The headlines are flying everywhere.
"Niagara Falls Has Almost Completely Frozen Over," a headline on The Weather Channel read.
"Niagara Falls has frozen over as extreme weather continues across the East Coast — and it is going to get even colder," the Mail Online claimed in a headline.
Image source: Screen grab / Mail Online
"Niagara Falls Freezing Over Is a Spectacular Sight," echoed one more exaggerated headline, this time from NBC News.
Only problem? Niagara Falls hasn't frozen over.
Tony Baldinelli, a senior manager at the Niagara Parks Commission, bluntly said the claim is not true in a Wednesday interview with the Niagara Falls Review.
"People are seeing these magnificent, beautiful images of the falls in the winter time with the tremendous amount of ice that is created and some are left with the impression that it has frozen over, but in fact it is not," Baldinelli said.
Pieces of ice flow over the Canadian 'Horseshoe' Falls in Niagara Falls, Ontario, Canada, Thursday, Feb. 19, 2015. (AP Photo/The Canadian Press,Aaron Lynett)

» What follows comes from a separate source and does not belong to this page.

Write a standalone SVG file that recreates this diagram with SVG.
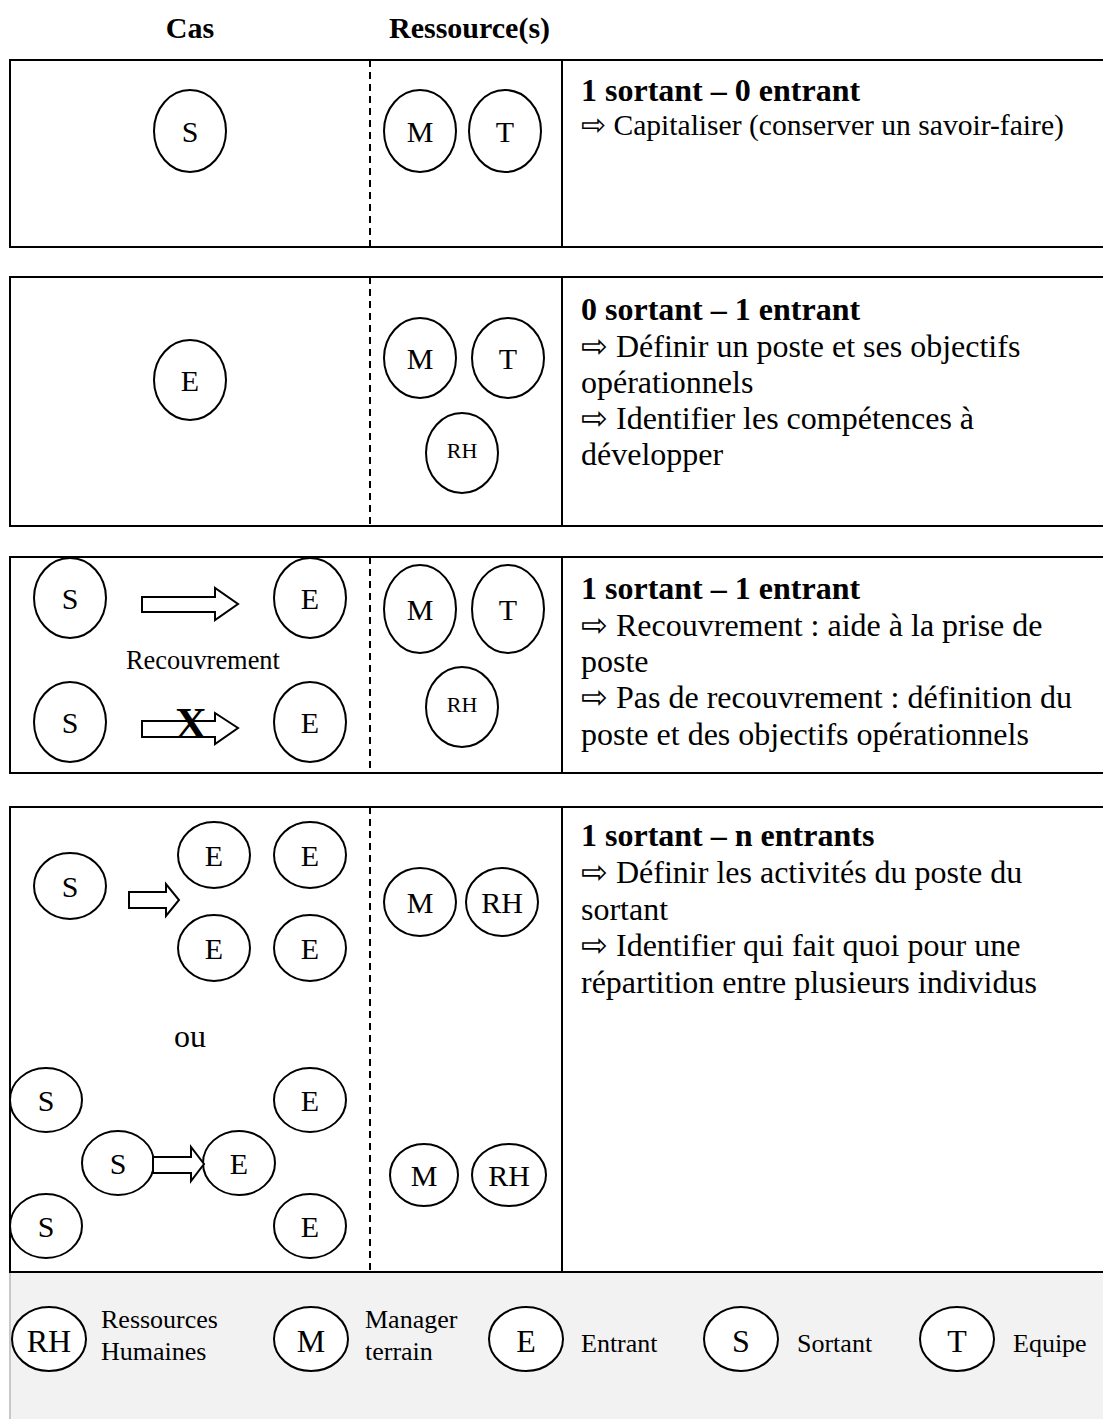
<svg xmlns="http://www.w3.org/2000/svg" width="1103" height="1419" viewBox="0 0 1103 1419">
<style>
.box{fill:#fff;stroke:#000;stroke-width:2}
.dash{stroke:#000;stroke-width:2;stroke-dasharray:7 5}
.div{stroke:#000;stroke-width:2}
.c{fill:#fff;stroke:#000;stroke-width:2}
.cl{font-family:"Liberation Serif","Times New Roman",serif;font-size:30px;text-anchor:middle;dominant-baseline:central;fill:#000}
.cs{font-size:22px}
.hd{font-family:"Liberation Serif","Times New Roman",serif;font-size:30px;font-weight:bold;fill:#000}
.h{font-family:"Liberation Serif","Times New Roman",serif;font-size:32px;font-weight:bold;fill:#000}
.t{font-family:"Liberation Serif","Times New Roman",serif;font-size:32px;fill:#000}
.ar{fill:#fff;stroke:#000;stroke-width:2;stroke-linejoin:miter}
.lg{font-family:"Liberation Serif","Times New Roman",serif;font-size:26px;fill:#000}
.lc{font-size:32px}
</style>
<rect x="0" y="0" width="1103" height="1419" fill="#fff"/>
<g id="headers">
<text class="hd" x="190" y="38" text-anchor="middle">Cas</text>
<text class="hd" x="389" y="38">Ressource(s)</text>
</g>
<g id="legend-bg">
<rect x="10" y="1272" width="1100" height="150" fill="#f2f2f2"/>
<line x1="10" y1="1272" x2="10" y2="1419" stroke="#c8c8c8" stroke-width="2"/>
</g>
<!-- Row 1 -->
<g id="row1">
<rect class="box" x="10" y="60" width="1110" height="187"/>
<line class="dash" x1="370" y1="60" x2="370" y2="247"/>
<line class="div" x1="562" y1="60" x2="562" y2="247"/>
<g id="r1-S"><ellipse class="c" cx="190" cy="131" rx="36" ry="41"/><text class="cl" x="190" y="131">S</text></g>
<g id="r1-M"><ellipse class="c" cx="420" cy="131" rx="36" ry="41"/><text class="cl" x="420" y="131">M</text></g>
<g id="r1-T"><ellipse class="c" cx="505" cy="131" rx="36" ry="41"/><text class="cl" x="505" y="131">T</text></g>
<text class="h" x="581" y="101">1 sortant – 0 entrant</text>
<text class="t" x="581" y="135" style="font-size:29.6px">⇨ Capitaliser (conserver un savoir-faire)</text>
</g>
<!-- Row 2 -->
<g id="row2">
<rect class="box" x="10" y="277" width="1110" height="249"/>
<line class="dash" x1="370" y1="277" x2="370" y2="526"/>
<line class="div" x1="562" y1="277" x2="562" y2="526"/>
<g id="r2-E"><ellipse class="c" cx="190" cy="380" rx="36" ry="40"/><text class="cl" x="190" y="380">E</text></g>
<g id="r2-M"><ellipse class="c" cx="420" cy="358" rx="36" ry="40"/><text class="cl" x="420" y="358">M</text></g>
<g id="r2-T"><ellipse class="c" cx="508" cy="358" rx="36" ry="40"/><text class="cl" x="508" y="358">T</text></g>
<g id="r2-RH"><ellipse class="c" cx="462" cy="453" rx="36" ry="40"/><text class="cl cs" x="462" y="450">RH</text></g>
<text class="h" x="581" y="320">0 sortant – 1 entrant</text>
<text class="t" x="581" y="357">⇨ Définir un poste et ses objectifs</text>
<text class="t" x="581" y="393">opérationnels</text>
<text class="t" x="581" y="429">⇨ Identifier les compétences à</text>
<text class="t" x="581" y="465">développer</text>
</g>
<!-- Row 3 -->
<g id="row3">
<rect class="box" x="10" y="557" width="1110" height="216"/>
<line class="dash" x1="370" y1="557" x2="370" y2="773"/>
<line class="div" x1="562" y1="557" x2="562" y2="773"/>
<g id="r3-S1"><ellipse class="c" cx="70" cy="598" rx="36" ry="40"/><text class="cl" x="70" y="598">S</text></g>
<g id="r3-E1"><ellipse class="c" cx="310" cy="598" rx="36" ry="40"/><text class="cl" x="310" y="598">E</text></g>
<g id="r3-S2"><ellipse class="c" cx="70" cy="722" rx="36" ry="40"/><text class="cl" x="70" y="722">S</text></g>
<g id="r3-E2"><ellipse class="c" cx="310" cy="722" rx="36" ry="40"/><text class="cl" x="310" y="722">E</text></g>
<g id="r3-M"><ellipse class="c" cx="420" cy="609" rx="36" ry="44"/><text class="cl" x="420" y="609">M</text></g>
<g id="r3-T"><ellipse class="c" cx="508" cy="609" rx="36" ry="44"/><text class="cl" x="508" y="609">T</text></g>
<g id="r3-RH"><ellipse class="c" cx="462" cy="707" rx="36" ry="40"/><text class="cl cs" x="462" y="704">RH</text></g>
<text class="t" x="126" y="669" style="font-size:26.4px">Recouvrement</text>
<text class="h" x="581" y="599">1 sortant – 1 entrant</text>
<text class="t" x="581" y="636">⇨ Recouvrement : aide à la prise de</text>
<text class="t" x="581" y="672">poste</text>
<text class="t" x="581" y="708">⇨ Pas de recouvrement : définition du</text>
<text class="t" x="581" y="745">poste et des objectifs opérationnels</text>
</g>
<!-- Row 4 -->
<g id="row4">
<rect class="box" x="10" y="807" width="1110" height="465"/>
<line class="dash" x1="370" y1="807" x2="370" y2="1272"/>
<line class="div" x1="562" y1="807" x2="562" y2="1272"/>
<g id="r4-S"><ellipse class="c" cx="70" cy="886" rx="36" ry="33"/><text class="cl" x="70" y="886">S</text></g>
<g id="r4-E1"><ellipse class="c" cx="214" cy="855" rx="36" ry="33"/><text class="cl" x="214" y="855">E</text></g>
<g id="r4-E2"><ellipse class="c" cx="310" cy="855" rx="36" ry="33"/><text class="cl" x="310" y="855">E</text></g>
<g id="r4-E3"><ellipse class="c" cx="214" cy="948" rx="36" ry="33"/><text class="cl" x="214" y="948">E</text></g>
<g id="r4-E4"><ellipse class="c" cx="310" cy="948" rx="36" ry="33"/><text class="cl" x="310" y="948">E</text></g>
<g id="r4-M1"><ellipse class="c" cx="420" cy="902" rx="36" ry="34"/><text class="cl" x="420" y="902">M</text></g>
<g id="r4-RH1"><ellipse class="c" cx="502" cy="902" rx="36" ry="34"/><text class="cl" x="502" y="902">RH</text></g>
<text class="t" x="190" y="1047" text-anchor="middle">ou</text>
<g id="r4-S2"><ellipse class="c" cx="46" cy="1100" rx="36" ry="32"/><text class="cl" x="46" y="1100">S</text></g>
<g id="r4-E5"><ellipse class="c" cx="310" cy="1100" rx="36" ry="32"/><text class="cl" x="310" y="1100">E</text></g>
<g id="r4-S3"><ellipse class="c" cx="118" cy="1163" rx="36" ry="32"/><text class="cl" x="118" y="1163">S</text></g>
<g id="r4-E6"><ellipse class="c" cx="239" cy="1163" rx="36" ry="32"/><text class="cl" x="239" y="1163">E</text></g>
<g id="r4-S4"><ellipse class="c" cx="46" cy="1226" rx="36" ry="32"/><text class="cl" x="46" y="1226">S</text></g>
<g id="r4-E7"><ellipse class="c" cx="310" cy="1226" rx="36" ry="32"/><text class="cl" x="310" y="1226">E</text></g>
<g id="r4-M2"><ellipse class="c" cx="424" cy="1175" rx="34" ry="31"/><text class="cl" x="424" y="1175">M</text></g>
<g id="r4-RH2"><ellipse class="c" cx="509" cy="1175" rx="37" ry="31"/><text class="cl" x="509" y="1175">RH</text></g>
<text class="h" x="581" y="846">1 sortant – n entrants</text>
<text class="t" x="581" y="883">⇨ Définir les activités du poste du</text>
<text class="t" x="581" y="920">sortant</text>
<text class="t" x="581" y="956">⇨ Identifier qui fait quoi pour une</text>
<text class="t" x="581" y="993">répartition entre plusieurs individus</text>
</g>
<g id="connectors">
<polygon class="ar" points="142,597 215,597 215,588 238,604 215,620 215,612 142,612"/>
<polygon class="ar" points="142,721 215,721 215,713 238,728 215,744 215,737 142,737"/>
<text x="191" y="738" text-anchor="middle" style="font-family:'Liberation Serif','Times New Roman',serif;font-size:44px;font-weight:bold">X</text>
<polygon class="ar" points="129,892 166,892 166,884 179,900 166,916 166,908 129,908"/>
<polygon class="ar" points="153,1157 191,1157 191,1147 204,1164 191,1181 191,1173 153,1173"/>
</g>
<g id="legend">
<g id="lg-RH"><ellipse class="c" cx="49" cy="1339" rx="37" ry="32"/><text class="cl lc" x="49" y="1341">RH</text></g>
<text class="lg" x="101" y="1328">Ressources</text>
<text class="lg" x="101" y="1360">Humaines</text>
<g id="lg-M"><ellipse class="c" cx="311" cy="1339" rx="37" ry="32"/><text class="cl lc" x="311" y="1341">M</text></g>
<text class="lg" x="365" y="1328">Manager</text>
<text class="lg" x="365" y="1360">terrain</text>
<g id="lg-E"><ellipse class="c" cx="526" cy="1339" rx="37" ry="32"/><text class="cl lc" x="526" y="1341">E</text></g>
<text class="lg" x="581" y="1352">Entrant</text>
<g id="lg-S"><ellipse class="c" cx="741" cy="1339" rx="37" ry="32"/><text class="cl lc" x="741" y="1341">S</text></g>
<text class="lg" x="797" y="1352">Sortant</text>
<g id="lg-T"><ellipse class="c" cx="957" cy="1339" rx="37" ry="32"/><text class="cl lc" x="957" y="1341">T</text></g>
<text class="lg" x="1013" y="1352">Equipe</text>
</g>
</svg>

"The falls have not stopped, in the winter they go through a beautiful transformation," he added.
In fact, Instagram photos and video geo-tagged to the location of the falls clearly shows that water continues to flow.
Baldinelli told the Niagara Falls Review that he was only able to find one instance in history when water stopped flowing for approximately 30 hours. That was in 1848.